:: Given problem ::
Repeat every line of the data exactly, but not the pictures.

-- START Data section --

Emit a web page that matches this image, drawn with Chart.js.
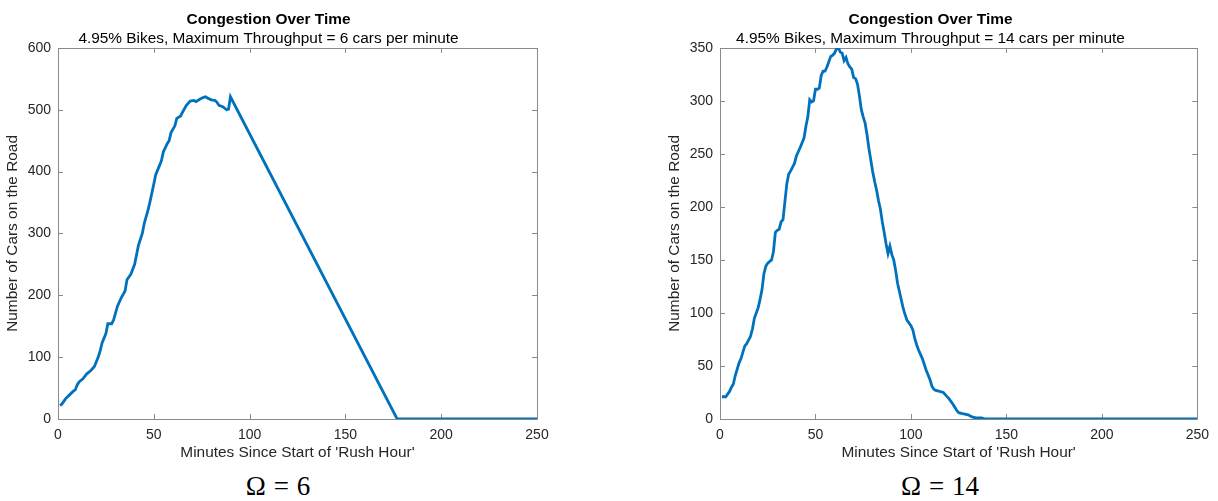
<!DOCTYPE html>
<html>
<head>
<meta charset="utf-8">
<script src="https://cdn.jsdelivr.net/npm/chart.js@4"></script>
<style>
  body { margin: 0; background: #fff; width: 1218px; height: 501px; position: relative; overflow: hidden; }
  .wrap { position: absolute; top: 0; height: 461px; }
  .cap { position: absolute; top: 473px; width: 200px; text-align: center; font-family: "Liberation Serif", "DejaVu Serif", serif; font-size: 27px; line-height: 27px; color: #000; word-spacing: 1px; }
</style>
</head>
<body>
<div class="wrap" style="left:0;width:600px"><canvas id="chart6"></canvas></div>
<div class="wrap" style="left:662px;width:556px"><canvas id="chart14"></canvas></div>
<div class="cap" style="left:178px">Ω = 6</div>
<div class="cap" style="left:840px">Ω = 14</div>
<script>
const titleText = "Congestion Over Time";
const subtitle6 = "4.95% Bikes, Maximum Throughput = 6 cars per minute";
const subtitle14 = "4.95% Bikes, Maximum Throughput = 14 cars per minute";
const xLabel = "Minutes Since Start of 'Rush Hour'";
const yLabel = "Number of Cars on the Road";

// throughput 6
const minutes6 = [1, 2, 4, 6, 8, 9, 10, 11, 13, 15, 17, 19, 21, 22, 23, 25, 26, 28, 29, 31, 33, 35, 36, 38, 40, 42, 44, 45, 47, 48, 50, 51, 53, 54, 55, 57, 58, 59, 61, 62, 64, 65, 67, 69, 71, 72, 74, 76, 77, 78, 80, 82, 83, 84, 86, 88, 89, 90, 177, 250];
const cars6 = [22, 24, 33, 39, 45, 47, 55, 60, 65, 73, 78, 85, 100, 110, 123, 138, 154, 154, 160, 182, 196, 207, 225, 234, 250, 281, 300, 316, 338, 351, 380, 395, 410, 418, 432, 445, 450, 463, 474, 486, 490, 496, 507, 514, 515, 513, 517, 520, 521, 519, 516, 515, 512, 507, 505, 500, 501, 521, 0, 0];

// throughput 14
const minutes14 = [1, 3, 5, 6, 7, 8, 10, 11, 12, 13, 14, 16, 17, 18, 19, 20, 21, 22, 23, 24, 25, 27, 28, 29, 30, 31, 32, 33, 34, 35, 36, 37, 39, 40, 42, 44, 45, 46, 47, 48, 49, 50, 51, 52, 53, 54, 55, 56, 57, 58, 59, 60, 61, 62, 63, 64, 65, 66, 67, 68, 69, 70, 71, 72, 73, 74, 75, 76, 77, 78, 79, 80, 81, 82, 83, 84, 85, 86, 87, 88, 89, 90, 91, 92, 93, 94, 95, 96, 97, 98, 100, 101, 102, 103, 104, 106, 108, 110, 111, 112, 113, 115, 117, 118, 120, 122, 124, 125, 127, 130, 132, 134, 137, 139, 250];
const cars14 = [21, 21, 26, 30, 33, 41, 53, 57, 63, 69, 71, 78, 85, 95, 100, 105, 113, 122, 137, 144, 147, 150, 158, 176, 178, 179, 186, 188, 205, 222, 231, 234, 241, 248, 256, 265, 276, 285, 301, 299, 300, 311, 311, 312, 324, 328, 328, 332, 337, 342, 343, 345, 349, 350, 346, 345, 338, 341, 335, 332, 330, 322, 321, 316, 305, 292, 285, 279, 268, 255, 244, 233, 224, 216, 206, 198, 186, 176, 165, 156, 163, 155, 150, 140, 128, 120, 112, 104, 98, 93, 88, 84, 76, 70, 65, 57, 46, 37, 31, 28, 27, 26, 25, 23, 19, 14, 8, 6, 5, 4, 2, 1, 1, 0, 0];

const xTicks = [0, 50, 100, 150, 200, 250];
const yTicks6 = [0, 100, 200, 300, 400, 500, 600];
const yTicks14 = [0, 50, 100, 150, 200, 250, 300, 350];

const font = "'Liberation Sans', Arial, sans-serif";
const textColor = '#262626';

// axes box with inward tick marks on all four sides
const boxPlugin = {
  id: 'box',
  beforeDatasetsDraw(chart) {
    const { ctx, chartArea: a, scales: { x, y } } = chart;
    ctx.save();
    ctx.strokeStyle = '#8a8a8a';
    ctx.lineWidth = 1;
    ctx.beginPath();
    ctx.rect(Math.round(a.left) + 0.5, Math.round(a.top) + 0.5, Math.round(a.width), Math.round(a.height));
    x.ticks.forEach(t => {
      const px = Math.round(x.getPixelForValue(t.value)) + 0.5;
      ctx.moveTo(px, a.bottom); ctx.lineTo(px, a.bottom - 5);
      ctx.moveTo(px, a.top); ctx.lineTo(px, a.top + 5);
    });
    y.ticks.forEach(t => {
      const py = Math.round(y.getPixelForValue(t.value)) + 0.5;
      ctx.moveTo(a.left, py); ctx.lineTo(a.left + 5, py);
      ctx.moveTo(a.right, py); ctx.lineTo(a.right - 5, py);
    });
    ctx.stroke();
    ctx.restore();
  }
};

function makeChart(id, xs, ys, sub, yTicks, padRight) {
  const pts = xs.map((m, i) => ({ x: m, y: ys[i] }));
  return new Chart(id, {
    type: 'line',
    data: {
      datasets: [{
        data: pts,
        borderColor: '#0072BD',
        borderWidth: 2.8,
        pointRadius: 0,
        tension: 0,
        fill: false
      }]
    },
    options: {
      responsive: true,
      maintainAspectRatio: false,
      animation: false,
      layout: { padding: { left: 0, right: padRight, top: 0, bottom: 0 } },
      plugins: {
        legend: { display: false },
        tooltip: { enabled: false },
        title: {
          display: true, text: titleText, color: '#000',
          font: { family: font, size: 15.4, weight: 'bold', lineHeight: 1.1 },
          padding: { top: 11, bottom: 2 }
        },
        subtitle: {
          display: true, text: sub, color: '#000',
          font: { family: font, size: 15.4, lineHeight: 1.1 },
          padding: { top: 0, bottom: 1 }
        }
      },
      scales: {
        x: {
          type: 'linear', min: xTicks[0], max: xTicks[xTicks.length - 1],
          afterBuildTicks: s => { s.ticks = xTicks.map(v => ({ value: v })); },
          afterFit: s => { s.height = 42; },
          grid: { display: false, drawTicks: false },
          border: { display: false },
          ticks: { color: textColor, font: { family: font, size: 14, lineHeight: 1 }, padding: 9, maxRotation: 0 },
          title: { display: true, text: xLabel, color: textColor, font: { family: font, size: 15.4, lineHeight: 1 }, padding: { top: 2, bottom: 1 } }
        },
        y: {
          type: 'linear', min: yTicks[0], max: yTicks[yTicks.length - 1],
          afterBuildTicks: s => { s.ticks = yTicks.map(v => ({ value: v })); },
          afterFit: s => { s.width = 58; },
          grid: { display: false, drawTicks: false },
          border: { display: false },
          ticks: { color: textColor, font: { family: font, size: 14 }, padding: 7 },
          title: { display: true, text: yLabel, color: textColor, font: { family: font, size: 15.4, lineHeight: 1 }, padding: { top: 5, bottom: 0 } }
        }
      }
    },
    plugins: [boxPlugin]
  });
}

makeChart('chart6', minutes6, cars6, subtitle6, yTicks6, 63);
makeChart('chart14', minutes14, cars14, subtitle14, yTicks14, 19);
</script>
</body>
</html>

-- END Data section --

:: Response for this exercise ::
Emit a web page that matches this image, drawn with Chart.js.
<!DOCTYPE html>
<html>
<head>
<meta charset="utf-8">
<script src="https://cdn.jsdelivr.net/npm/chart.js@4"></script>
<style>
  body { margin: 0; background: #fff; width: 1218px; height: 501px; position: relative; overflow: hidden; }
  .wrap { position: absolute; top: 0; height: 461px; }
  .cap { position: absolute; top: 473px; width: 200px; text-align: center; font-family: "Liberation Serif", "DejaVu Serif", serif; font-size: 27px; line-height: 27px; color: #000; word-spacing: 1px; }
</style>
</head>
<body>
<div class="wrap" style="left:0;width:600px"><canvas id="chart6"></canvas></div>
<div class="wrap" style="left:662px;width:556px"><canvas id="chart14"></canvas></div>
<div class="cap" style="left:178px">Ω = 6</div>
<div class="cap" style="left:840px">Ω = 14</div>
<script>
const titleText = "Congestion Over Time";
const subtitle6 = "4.95% Bikes, Maximum Throughput = 6 cars per minute";
const subtitle14 = "4.95% Bikes, Maximum Throughput = 14 cars per minute";
const xLabel = "Minutes Since Start of 'Rush Hour'";
const yLabel = "Number of Cars on the Road";

// throughput 6
const minutes6 = [1, 2, 4, 6, 8, 9, 10, 11, 13, 15, 17, 19, 21, 22, 23, 25, 26, 28, 29, 31, 33, 35, 36, 38, 40, 42, 44, 45, 47, 48, 50, 51, 53, 54, 55, 57, 58, 59, 61, 62, 64, 65, 67, 69, 71, 72, 74, 76, 77, 78, 80, 82, 83, 84, 86, 88, 89, 90, 177, 250];
const cars6 = [22, 24, 33, 39, 45, 47, 55, 60, 65, 73, 78, 85, 100, 110, 123, 138, 154, 154, 160, 182, 196, 207, 225, 234, 250, 281, 300, 316, 338, 351, 380, 395, 410, 418, 432, 445, 450, 463, 474, 486, 490, 496, 507, 514, 515, 513, 517, 520, 521, 519, 516, 515, 512, 507, 505, 500, 501, 521, 0, 0];

// throughput 14
const minutes14 = [1, 3, 5, 6, 7, 8, 10, 11, 12, 13, 14, 16, 17, 18, 19, 20, 21, 22, 23, 24, 25, 27, 28, 29, 30, 31, 32, 33, 34, 35, 36, 37, 39, 40, 42, 44, 45, 46, 47, 48, 49, 50, 51, 52, 53, 54, 55, 56, 57, 58, 59, 60, 61, 62, 63, 64, 65, 66, 67, 68, 69, 70, 71, 72, 73, 74, 75, 76, 77, 78, 79, 80, 81, 82, 83, 84, 85, 86, 87, 88, 89, 90, 91, 92, 93, 94, 95, 96, 97, 98, 100, 101, 102, 103, 104, 106, 108, 110, 111, 112, 113, 115, 117, 118, 120, 122, 124, 125, 127, 130, 132, 134, 137, 139, 250];
const cars14 = [21, 21, 26, 30, 33, 41, 53, 57, 63, 69, 71, 78, 85, 95, 100, 105, 113, 122, 137, 144, 147, 150, 158, 176, 178, 179, 186, 188, 205, 222, 231, 234, 241, 248, 256, 265, 276, 285, 301, 299, 300, 311, 311, 312, 324, 328, 328, 332, 337, 342, 343, 345, 349, 350, 346, 345, 338, 341, 335, 332, 330, 322, 321, 316, 305, 292, 285, 279, 268, 255, 244, 233, 224, 216, 206, 198, 186, 176, 165, 156, 163, 155, 150, 140, 128, 120, 112, 104, 98, 93, 88, 84, 76, 70, 65, 57, 46, 37, 31, 28, 27, 26, 25, 23, 19, 14, 8, 6, 5, 4, 2, 1, 1, 0, 0];

const xTicks = [0, 50, 100, 150, 200, 250];
const yTicks6 = [0, 100, 200, 300, 400, 500, 600];
const yTicks14 = [0, 50, 100, 150, 200, 250, 300, 350];

const font = "'Liberation Sans', Arial, sans-serif";
const textColor = '#262626';

// axes box with inward tick marks on all four sides
const boxPlugin = {
  id: 'box',
  beforeDatasetsDraw(chart) {
    const { ctx, chartArea: a, scales: { x, y } } = chart;
    ctx.save();
    ctx.strokeStyle = '#8a8a8a';
    ctx.lineWidth = 1;
    ctx.beginPath();
    ctx.rect(Math.round(a.left) + 0.5, Math.round(a.top) + 0.5, Math.round(a.width), Math.round(a.height));
    x.ticks.forEach(t => {
      const px = Math.round(x.getPixelForValue(t.value)) + 0.5;
      ctx.moveTo(px, a.bottom); ctx.lineTo(px, a.bottom - 5);
      ctx.moveTo(px, a.top); ctx.lineTo(px, a.top + 5);
    });
    y.ticks.forEach(t => {
      const py = Math.round(y.getPixelForValue(t.value)) + 0.5;
      ctx.moveTo(a.left, py); ctx.lineTo(a.left + 5, py);
      ctx.moveTo(a.right, py); ctx.lineTo(a.right - 5, py);
    });
    ctx.stroke();
    ctx.restore();
  }
};

function makeChart(id, xs, ys, sub, yTicks, padRight) {
  const pts = xs.map((m, i) => ({ x: m, y: ys[i] }));
  return new Chart(id, {
    type: 'line',
    data: {
      datasets: [{
        data: pts,
        borderColor: '#0072BD',
        borderWidth: 2.8,
        pointRadius: 0,
        tension: 0,
        fill: false
      }]
    },
    options: {
      responsive: true,
      maintainAspectRatio: false,
      animation: false,
      layout: { padding: { left: 0, right: padRight, top: 0, bottom: 0 } },
      plugins: {
        legend: { display: false },
        tooltip: { enabled: false },
        title: {
          display: true, text: titleText, color: '#000',
          font: { family: font, size: 15.4, weight: 'bold', lineHeight: 1.1 },
          padding: { top: 11, bottom: 2 }
        },
        subtitle: {
          display: true, text: sub, color: '#000',
          font: { family: font, size: 15.4, lineHeight: 1.1 },
          padding: { top: 0, bottom: 1 }
        }
      },
      scales: {
        x: {
          type: 'linear', min: xTicks[0], max: xTicks[xTicks.length - 1],
          afterBuildTicks: s => { s.ticks = xTicks.map(v => ({ value: v })); },
          afterFit: s => { s.height = 42; },
          grid: { display: false, drawTicks: false },
          border: { display: false },
          ticks: { color: textColor, font: { family: font, size: 14, lineHeight: 1 }, padding: 9, maxRotation: 0 },
          title: { display: true, text: xLabel, color: textColor, font: { family: font, size: 15.4, lineHeight: 1 }, padding: { top: 2, bottom: 1 } }
        },
        y: {
          type: 'linear', min: yTicks[0], max: yTicks[yTicks.length - 1],
          afterBuildTicks: s => { s.ticks = yTicks.map(v => ({ value: v })); },
          afterFit: s => { s.width = 58; },
          grid: { display: false, drawTicks: false },
          border: { display: false },
          ticks: { color: textColor, font: { family: font, size: 14 }, padding: 7 },
          title: { display: true, text: yLabel, color: textColor, font: { family: font, size: 15.4, lineHeight: 1 }, padding: { top: 5, bottom: 0 } }
        }
      }
    },
    plugins: [boxPlugin]
  });
}

makeChart('chart6', minutes6, cars6, subtitle6, yTicks6, 63);
makeChart('chart14', minutes14, cars14, subtitle14, yTicks14, 19);
</script>
</body>
</html>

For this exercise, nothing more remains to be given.